If $A$ is a prime ideal on $R\times S$, then $A = P \times S$, where P is a prime ideal on R or $A = R\times Q$, where $Q$ is a prime ideal on $S$.

Question

Let $R$ and $S$ be rings with unity. If $A$ is a prime ideal of $R\times S$, then $A = P \times S$, where $P$ is a prime ideal of $R$ or $A = R\times Q$, where $Q$ is a prime ideal on $S$.

Answer 1

First, you should check that every ideal $I \subseteq R \times S$ has the form $I = I_1 \times I_2$ for some ideals $I_1 \subseteq R, I_2 \subseteq S$.

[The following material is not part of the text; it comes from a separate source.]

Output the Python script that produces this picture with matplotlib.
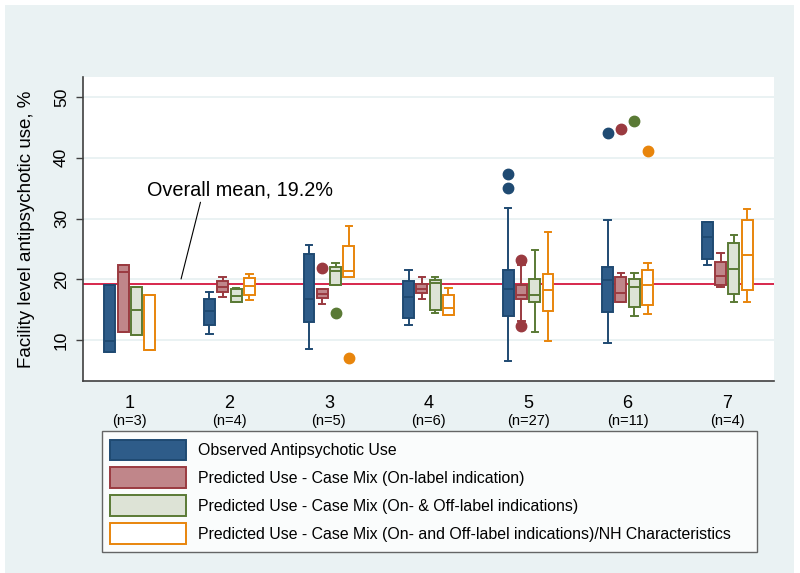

Then, let $\mathfrak{p} \subseteq R\times S$ be a prime ideal. By the previous fact, there are ideals $I_1 \subseteq R, I_2 \subseteq S$, such that $\mathfrak{p} = I_1 \times I_2$. Since $\mathfrak{p}$ is a proper ideal, at least of the factors is proper. In fact, exactly one of them is proper. Suppose both of them are proper ideals. Then $(0,1), (1,0) \notin \mathfrak{p}$ but $(0,0) = (1,0)\cdot (0,1)\in \mathfrak{p}$, which is a contradiction since $\mathfrak{p}$ is prime. What can you tell about the proper ideal, knowing that $\mathfrak{p}$ is prime?